Georgia’s pro tip: “The key to perfecting burfee is bringing the sugar syrup to the correct temperature, so that it sets. To test, dip a spoon into the syrup, then allow to cool for a minute. Place your finger on the spoon, then slowly lift. If a thread is visible, you can expect flop-proof burfee.”
Landi Govender of The Tocka Blog
When she was growing up in Durban, Landi would often help her mom, Yvonne, prep in the kitchen up to a week before Diwali, making family favourites including cheesy jalapeño half-moons with mint chutney, mini pizzas topped with sweet peppers in a home-made tikka sauce with paneer, and biryani – always paired with tall glasses of lassi blitzed using seasonal fruit and pistachios.
“On the day, we got dressed up and visited family, sharing everything we had made,” she says. Now that Landi has her own family, there will be sweet treats aplenty for her husband Uveshan, kids Osten and Satara and, most importantly, herself. “I could – and probably have – eaten my body weight in chana magaj, a delicious Indian fudge made with chickpea flour and ghee!”

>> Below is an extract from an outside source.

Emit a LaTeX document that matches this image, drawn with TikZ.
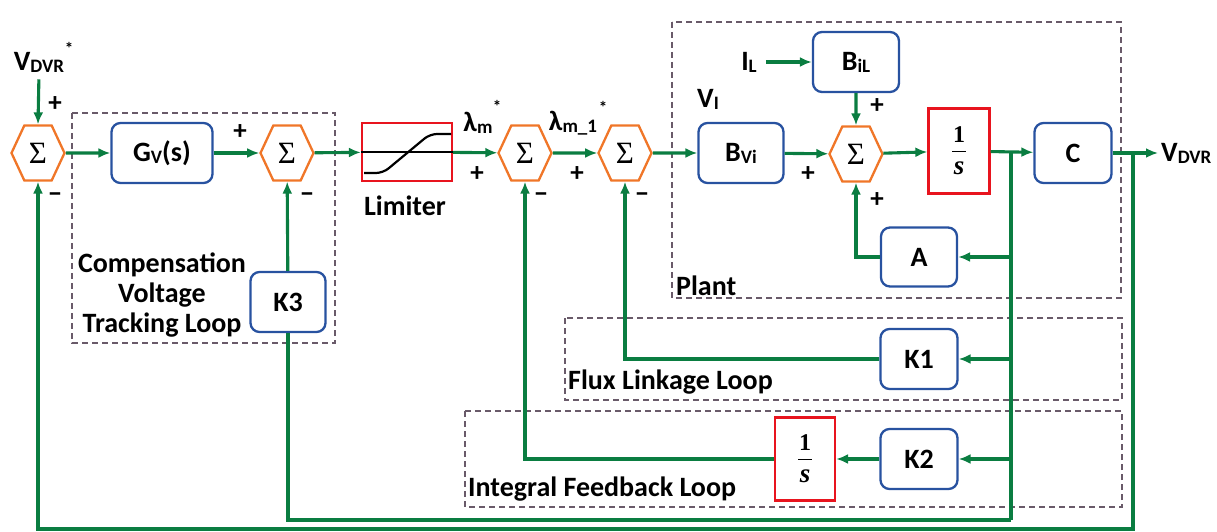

Landi’s pro tip: “The trick to perfectly shaped jalebis (sweet treats made by deep-frying fermented batter in spirals before soaking in a spiced syrup) is pouring your batter into a squeeze bottle before frying. You’ll get perfectly crispy and even jalebis every time.”
Rev Batohi, general manager of Alchemy Ballito
Cooking for Diwali has always been regarded as a group activity in the Batohi household, says Rev. “It’s like a family cookout – whether you’re helping to fry samoosas or dipping lamingtons in warm cocoa, everyone is a contributor!”
To this day, non-negotiable menu items include Bombay Crush (“It’s my fondest childhood memory, because you could drink a milkshake for breakfast!”), his mom Geetha’s gulab jamun (“Imagine a koeksister that went to India!”) and his father Frank’s legendary vegetable biryani.
“A few days before Diwali, my dad visits a local market to source all the KZN produce, then marinates the vegetables in a homemade masala-tikka sauce the night before. On the day, it’s cooked with pure butter ghee over a wood fire, then topped with a sour-milk and chilli-cucumber dressing. Oh, and it also has blue rice!”
Rev’s pro tip: “There are a host of sweet treats that can only be made using powdered milk. Use the best-powdered milk money can buy. The integrity of ingredients really helps shape the flavour of these sweet treats.”
Annzra Denita, TASTE digital editor
Annzra grew up Catholic, so come Diwali, her family would join either their Hindu or Tamil relatives in their festivities. As her father, Kenny, is diabetic and no sugary treats were kept at home, Annzra was particularly enamoured with the sweetmeats on offer. “They were so colourful and pretty,” she remembers. “I loved looking at the way they were arranged and would sneak one off the tray before lunch was served. One of my favourite sweet treats is soji. It’s always served at big occasions, so I associate it with celebration and family. My mom’s best friend, aunty Linda, makes the best soji ever. Sadly I’ve never learnt how to make sweetmeats, but there are amazing places in Fordsburg that sell all the treats I love.”
The Diwali celebrations were pot-luck affairs, so they would bring something savoury like a curry or biryani, while her grandmother, Dolly, was the designated “vedah and samoosa aunty”. With her folks based in Joburg and 2020 being what it is, this will be Annzra’s first time hosting her own Diwali at home in Cape Town. “Who knows, I might even make burfee from scratch!”
Annzra’s pro tip: “My dad taught me to add a diced tomato to spices when you’re making a curry so that they don’t burn.”